Repeat, exactly and only, the lines from the beginning of the data through the line with "(x1) at (418,57)". Pictures are left out.

::: Supplied entries :::

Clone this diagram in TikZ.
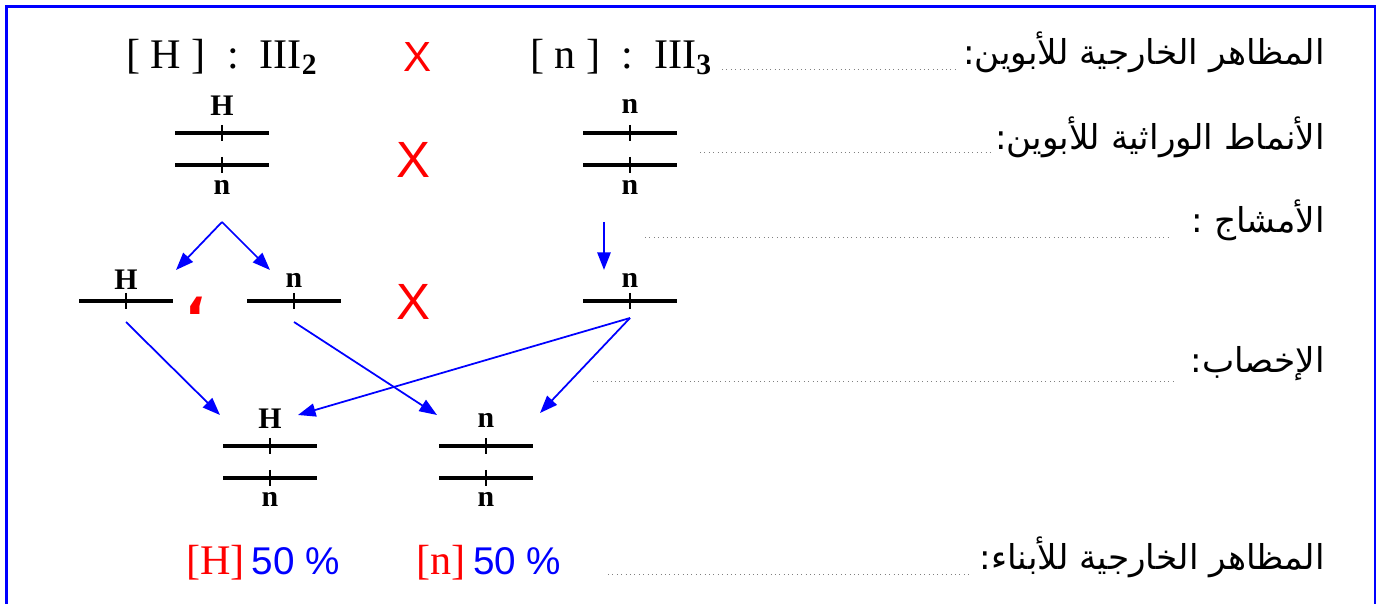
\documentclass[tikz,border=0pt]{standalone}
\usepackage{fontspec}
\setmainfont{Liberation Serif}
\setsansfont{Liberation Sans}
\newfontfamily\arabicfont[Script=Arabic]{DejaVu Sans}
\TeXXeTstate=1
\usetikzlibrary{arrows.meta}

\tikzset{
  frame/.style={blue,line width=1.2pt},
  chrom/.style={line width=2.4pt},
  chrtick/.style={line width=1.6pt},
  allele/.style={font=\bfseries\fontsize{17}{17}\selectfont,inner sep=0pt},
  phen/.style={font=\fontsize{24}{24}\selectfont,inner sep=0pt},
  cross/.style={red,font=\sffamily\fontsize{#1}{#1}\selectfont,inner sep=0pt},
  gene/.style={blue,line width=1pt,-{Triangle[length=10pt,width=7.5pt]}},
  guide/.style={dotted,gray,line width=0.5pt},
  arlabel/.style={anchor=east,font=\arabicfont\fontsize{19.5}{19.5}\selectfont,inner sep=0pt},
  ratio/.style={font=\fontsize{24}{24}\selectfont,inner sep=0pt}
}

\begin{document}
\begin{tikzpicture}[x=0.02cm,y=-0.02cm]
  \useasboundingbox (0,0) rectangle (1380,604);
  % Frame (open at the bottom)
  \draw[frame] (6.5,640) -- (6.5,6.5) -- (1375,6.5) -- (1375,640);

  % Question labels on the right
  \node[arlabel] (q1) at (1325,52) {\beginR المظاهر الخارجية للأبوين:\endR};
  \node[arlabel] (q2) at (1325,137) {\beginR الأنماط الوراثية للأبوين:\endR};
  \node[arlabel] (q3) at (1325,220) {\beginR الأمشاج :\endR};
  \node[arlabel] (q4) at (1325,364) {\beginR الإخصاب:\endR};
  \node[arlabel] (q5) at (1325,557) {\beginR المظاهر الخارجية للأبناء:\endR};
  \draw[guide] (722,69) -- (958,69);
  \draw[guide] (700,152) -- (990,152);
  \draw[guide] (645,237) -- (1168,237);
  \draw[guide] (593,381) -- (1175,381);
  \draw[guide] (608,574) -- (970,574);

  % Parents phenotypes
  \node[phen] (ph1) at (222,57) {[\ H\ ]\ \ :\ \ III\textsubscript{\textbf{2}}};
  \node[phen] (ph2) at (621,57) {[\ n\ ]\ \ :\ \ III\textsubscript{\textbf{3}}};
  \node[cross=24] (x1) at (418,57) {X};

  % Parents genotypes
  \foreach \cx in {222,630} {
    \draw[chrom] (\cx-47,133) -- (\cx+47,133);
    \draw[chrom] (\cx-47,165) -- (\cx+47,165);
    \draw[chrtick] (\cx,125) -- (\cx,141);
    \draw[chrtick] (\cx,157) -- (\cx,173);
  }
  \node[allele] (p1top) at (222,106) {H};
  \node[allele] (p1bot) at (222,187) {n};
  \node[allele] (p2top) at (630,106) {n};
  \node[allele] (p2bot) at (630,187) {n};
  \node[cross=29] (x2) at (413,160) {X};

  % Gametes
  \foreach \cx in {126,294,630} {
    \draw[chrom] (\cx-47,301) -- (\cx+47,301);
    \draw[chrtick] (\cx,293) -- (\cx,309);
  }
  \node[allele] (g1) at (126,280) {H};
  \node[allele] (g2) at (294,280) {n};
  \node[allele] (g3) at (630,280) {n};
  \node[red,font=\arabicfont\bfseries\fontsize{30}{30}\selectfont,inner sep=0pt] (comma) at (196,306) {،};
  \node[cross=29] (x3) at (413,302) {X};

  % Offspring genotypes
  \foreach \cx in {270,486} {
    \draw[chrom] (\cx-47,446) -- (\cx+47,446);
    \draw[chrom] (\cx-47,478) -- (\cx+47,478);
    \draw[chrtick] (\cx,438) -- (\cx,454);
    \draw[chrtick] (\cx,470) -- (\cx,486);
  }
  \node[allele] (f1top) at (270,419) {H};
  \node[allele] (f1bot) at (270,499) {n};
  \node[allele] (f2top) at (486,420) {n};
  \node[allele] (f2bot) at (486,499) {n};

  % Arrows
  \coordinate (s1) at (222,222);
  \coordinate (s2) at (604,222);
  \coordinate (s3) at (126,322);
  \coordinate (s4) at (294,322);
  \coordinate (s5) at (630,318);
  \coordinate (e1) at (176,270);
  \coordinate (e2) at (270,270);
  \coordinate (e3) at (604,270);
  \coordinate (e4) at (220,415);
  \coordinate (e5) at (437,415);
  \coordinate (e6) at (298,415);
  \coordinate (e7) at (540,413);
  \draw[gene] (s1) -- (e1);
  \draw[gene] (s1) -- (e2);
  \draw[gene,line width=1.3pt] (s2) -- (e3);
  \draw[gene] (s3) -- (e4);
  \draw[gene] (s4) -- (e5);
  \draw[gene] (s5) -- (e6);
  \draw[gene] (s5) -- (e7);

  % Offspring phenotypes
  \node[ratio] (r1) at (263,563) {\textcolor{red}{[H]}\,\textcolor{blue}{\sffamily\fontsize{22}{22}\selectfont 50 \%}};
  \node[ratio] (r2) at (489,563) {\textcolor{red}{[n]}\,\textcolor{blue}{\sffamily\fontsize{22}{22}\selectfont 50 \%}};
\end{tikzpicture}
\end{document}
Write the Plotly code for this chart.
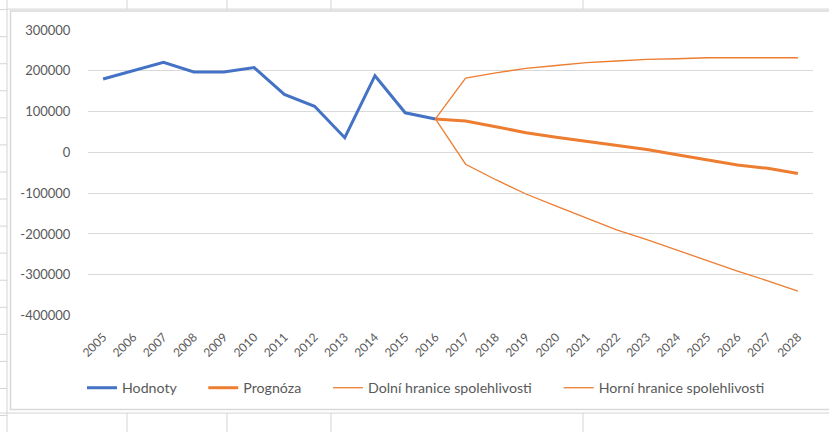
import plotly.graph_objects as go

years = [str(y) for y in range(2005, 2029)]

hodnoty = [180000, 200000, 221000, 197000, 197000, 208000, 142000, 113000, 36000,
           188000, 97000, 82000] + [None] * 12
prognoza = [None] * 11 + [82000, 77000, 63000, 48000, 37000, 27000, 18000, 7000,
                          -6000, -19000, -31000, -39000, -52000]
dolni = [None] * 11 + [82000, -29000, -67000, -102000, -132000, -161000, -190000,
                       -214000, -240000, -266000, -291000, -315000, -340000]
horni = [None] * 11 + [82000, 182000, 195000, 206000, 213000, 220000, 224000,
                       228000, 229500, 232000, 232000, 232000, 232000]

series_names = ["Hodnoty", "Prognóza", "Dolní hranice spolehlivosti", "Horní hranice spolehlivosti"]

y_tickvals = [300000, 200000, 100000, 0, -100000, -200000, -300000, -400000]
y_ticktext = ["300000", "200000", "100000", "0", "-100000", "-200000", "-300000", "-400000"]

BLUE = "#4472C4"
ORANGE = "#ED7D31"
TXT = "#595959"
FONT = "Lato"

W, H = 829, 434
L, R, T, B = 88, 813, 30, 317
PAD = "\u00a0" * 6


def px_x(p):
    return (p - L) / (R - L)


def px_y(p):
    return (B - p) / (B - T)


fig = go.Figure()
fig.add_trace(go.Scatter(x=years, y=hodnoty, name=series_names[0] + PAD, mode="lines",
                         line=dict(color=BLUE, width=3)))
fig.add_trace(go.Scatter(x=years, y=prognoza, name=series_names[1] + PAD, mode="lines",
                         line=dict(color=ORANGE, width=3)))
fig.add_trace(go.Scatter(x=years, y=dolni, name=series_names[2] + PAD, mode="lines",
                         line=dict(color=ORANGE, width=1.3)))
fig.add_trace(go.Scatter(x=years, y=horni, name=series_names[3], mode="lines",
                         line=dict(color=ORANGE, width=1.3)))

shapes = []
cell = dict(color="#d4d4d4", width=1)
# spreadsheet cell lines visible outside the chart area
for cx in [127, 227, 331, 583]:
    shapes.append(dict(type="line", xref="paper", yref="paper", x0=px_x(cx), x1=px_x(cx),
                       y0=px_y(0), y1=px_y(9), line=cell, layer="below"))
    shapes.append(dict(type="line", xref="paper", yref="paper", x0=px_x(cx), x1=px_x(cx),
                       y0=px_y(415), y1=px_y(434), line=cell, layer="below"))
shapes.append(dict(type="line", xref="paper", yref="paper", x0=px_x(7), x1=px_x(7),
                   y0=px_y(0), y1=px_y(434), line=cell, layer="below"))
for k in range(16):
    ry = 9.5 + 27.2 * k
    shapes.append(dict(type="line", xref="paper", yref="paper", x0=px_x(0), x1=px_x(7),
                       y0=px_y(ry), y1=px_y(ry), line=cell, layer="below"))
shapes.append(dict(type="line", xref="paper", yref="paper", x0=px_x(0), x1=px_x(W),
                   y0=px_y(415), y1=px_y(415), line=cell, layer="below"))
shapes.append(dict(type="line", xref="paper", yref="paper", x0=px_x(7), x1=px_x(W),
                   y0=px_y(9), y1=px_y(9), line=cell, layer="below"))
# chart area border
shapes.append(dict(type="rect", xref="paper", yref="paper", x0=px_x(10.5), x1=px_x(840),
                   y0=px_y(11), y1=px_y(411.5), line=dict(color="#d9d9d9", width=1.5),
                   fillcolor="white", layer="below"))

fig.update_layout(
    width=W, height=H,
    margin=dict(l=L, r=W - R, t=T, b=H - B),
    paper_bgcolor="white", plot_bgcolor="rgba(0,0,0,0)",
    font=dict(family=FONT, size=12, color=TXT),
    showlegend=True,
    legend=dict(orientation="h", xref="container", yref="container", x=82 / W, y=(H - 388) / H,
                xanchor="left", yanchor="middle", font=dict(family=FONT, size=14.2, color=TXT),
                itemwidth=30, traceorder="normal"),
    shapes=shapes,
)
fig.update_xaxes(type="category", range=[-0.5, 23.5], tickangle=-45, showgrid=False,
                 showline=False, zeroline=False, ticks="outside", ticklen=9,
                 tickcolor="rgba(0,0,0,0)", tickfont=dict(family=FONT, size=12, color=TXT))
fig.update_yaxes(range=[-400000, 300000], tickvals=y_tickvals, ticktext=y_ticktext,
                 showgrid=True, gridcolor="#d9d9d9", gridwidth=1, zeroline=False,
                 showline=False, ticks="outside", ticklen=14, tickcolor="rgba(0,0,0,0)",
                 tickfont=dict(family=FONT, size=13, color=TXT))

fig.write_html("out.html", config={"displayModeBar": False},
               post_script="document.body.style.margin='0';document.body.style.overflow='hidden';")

:::

Reply to the task →
Clone this diagram in TikZ.
\documentclass[tikz,border=0pt]{standalone}
\usepackage{fontspec}
\setmainfont{Liberation Serif}
\setsansfont{Liberation Sans}
\newfontfamily\arabicfont[Script=Arabic]{DejaVu Sans}
\TeXXeTstate=1
\usetikzlibrary{arrows.meta}

\tikzset{
  frame/.style={blue,line width=1.2pt},
  chrom/.style={line width=2.4pt},
  chrtick/.style={line width=1.6pt},
  allele/.style={font=\bfseries\fontsize{17}{17}\selectfont,inner sep=0pt},
  phen/.style={font=\fontsize{24}{24}\selectfont,inner sep=0pt},
  cross/.style={red,font=\sffamily\fontsize{#1}{#1}\selectfont,inner sep=0pt},
  gene/.style={blue,line width=1pt,-{Triangle[length=10pt,width=7.5pt]}},
  guide/.style={dotted,gray,line width=0.5pt},
  arlabel/.style={anchor=east,font=\arabicfont\fontsize{19.5}{19.5}\selectfont,inner sep=0pt},
  ratio/.style={font=\fontsize{24}{24}\selectfont,inner sep=0pt}
}

\begin{document}
\begin{tikzpicture}[x=0.02cm,y=-0.02cm]
  \useasboundingbox (0,0) rectangle (1380,604);
  % Frame (open at the bottom)
  \draw[frame] (6.5,640) -- (6.5,6.5) -- (1375,6.5) -- (1375,640);

  % Question labels on the right
  \node[arlabel] (q1) at (1325,52) {\beginR المظاهر الخارجية للأبوين:\endR};
  \node[arlabel] (q2) at (1325,137) {\beginR الأنماط الوراثية للأبوين:\endR};
  \node[arlabel] (q3) at (1325,220) {\beginR الأمشاج :\endR};
  \node[arlabel] (q4) at (1325,364) {\beginR الإخصاب:\endR};
  \node[arlabel] (q5) at (1325,557) {\beginR المظاهر الخارجية للأبناء:\endR};
  \draw[guide] (722,69) -- (958,69);
  \draw[guide] (700,152) -- (990,152);
  \draw[guide] (645,237) -- (1168,237);
  \draw[guide] (593,381) -- (1175,381);
  \draw[guide] (608,574) -- (970,574);

  % Parents phenotypes
  \node[phen] (ph1) at (222,57) {[\ H\ ]\ \ :\ \ III\textsubscript{\textbf{2}}};
  \node[phen] (ph2) at (621,57) {[\ n\ ]\ \ :\ \ III\textsubscript{\textbf{3}}};
  \node[cross=24] (x1) at (418,57) {X};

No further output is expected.